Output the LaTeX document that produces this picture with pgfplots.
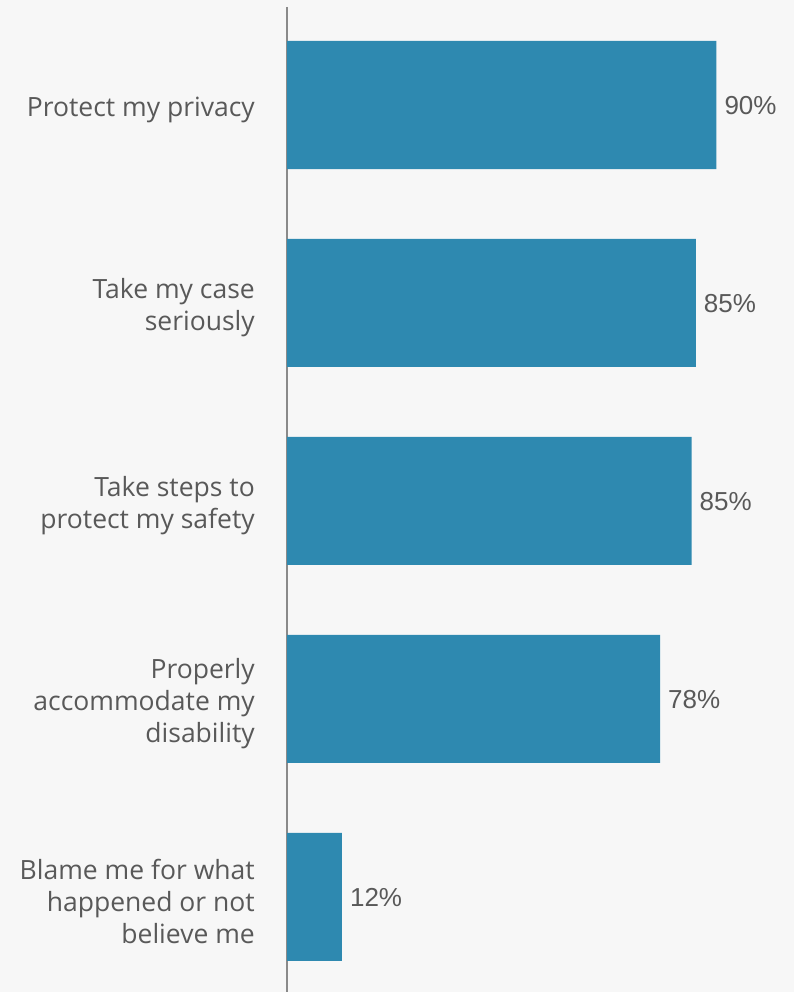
\documentclass[border=0pt]{standalone}
\usepackage{fontspec}
\setmainfont{Open Sans}
\newfontfamily\arial{Liberation Sans}
\usepackage{pgfplots}
\pgfplotsset{compat=1.18}
\definecolor{bg}{HTML}{F7F7F7}
\definecolor{barc}{HTML}{2E89B0}
\definecolor{txt}{HTML}{595959}
\definecolor{axc}{HTML}{8A8A8A}
\begin{document}
\begin{tikzpicture}[x=1pt,y=1pt]
\fill[bg] (0,0) rectangle (794,992);
\begin{axis}[
  at={(287pt,0pt)}, anchor=south west,
  scale only axis, width=477pt, height=985pt,
  xmin=0, xmax=100,
  ymin=-0.495, ymax=4.48, y dir=reverse,
  axis x line=none,
  axis y line*=left,
  y axis line style={axc, line width=1.5pt, -},
  major tick length=0pt,
  ytick={0,1,2,3,4},
  yticklabels={Protect my privacy, {Take my case\\seriously}, {Take steps to\\protect my safety}, {Properly\\accommodate my\\disability}, {Blame me for what\\happened or not\\believe me}},
  yticklabel style={align=right, inner sep=0pt, xshift=-32pt, yshift=-5pt, text=txt, font=\fontsize{26.5}{32}\selectfont},
  xbar, bar width=0.6465,
  point meta=explicit symbolic,
  nodes near coords,
  nodes near coords style={anchor=west, text=txt, font=\arial\fontsize{26}{30}\selectfont, inner sep=0pt, xshift=8pt, yshift=-1pt},
]
\addplot[fill=barc, draw=none] coordinates {
  (90,0) [90\%]
  (85.7,1) [85\%]
  (84.8,2) [85\%]
  (78.2,3) [78\%]
  (11.5,4) [12\%]
};
\end{axis}
\pgfresetboundingbox
\useasboundingbox (0,0) rectangle (794,992);
\end{tikzpicture}
\end{document}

________________

**STATED PROBLEM:** Ignore the images and quote every line of the listing exactly.

**RESULT OF THIS EXERCISE:**
Output the LaTeX document that produces this picture with pgfplots.
\documentclass[border=0pt]{standalone}
\usepackage{fontspec}
\setmainfont{Open Sans}
\newfontfamily\arial{Liberation Sans}
\usepackage{pgfplots}
\pgfplotsset{compat=1.18}
\definecolor{bg}{HTML}{F7F7F7}
\definecolor{barc}{HTML}{2E89B0}
\definecolor{txt}{HTML}{595959}
\definecolor{axc}{HTML}{8A8A8A}
\begin{document}
\begin{tikzpicture}[x=1pt,y=1pt]
\fill[bg] (0,0) rectangle (794,992);
\begin{axis}[
  at={(287pt,0pt)}, anchor=south west,
  scale only axis, width=477pt, height=985pt,
  xmin=0, xmax=100,
  ymin=-0.495, ymax=4.48, y dir=reverse,
  axis x line=none,
  axis y line*=left,
  y axis line style={axc, line width=1.5pt, -},
  major tick length=0pt,
  ytick={0,1,2,3,4},
  yticklabels={Protect my privacy, {Take my case\\seriously}, {Take steps to\\protect my safety}, {Properly\\accommodate my\\disability}, {Blame me for what\\happened or not\\believe me}},
  yticklabel style={align=right, inner sep=0pt, xshift=-32pt, yshift=-5pt, text=txt, font=\fontsize{26.5}{32}\selectfont},
  xbar, bar width=0.6465,
  point meta=explicit symbolic,
  nodes near coords,
  nodes near coords style={anchor=west, text=txt, font=\arial\fontsize{26}{30}\selectfont, inner sep=0pt, xshift=8pt, yshift=-1pt},
]
\addplot[fill=barc, draw=none] coordinates {
  (90,0) [90\%]
  (85.7,1) [85\%]
  (84.8,2) [85\%]
  (78.2,3) [78\%]
  (11.5,4) [12\%]
};
\end{axis}
\pgfresetboundingbox
\useasboundingbox (0,0) rectangle (794,992);
\end{tikzpicture}
\end{document}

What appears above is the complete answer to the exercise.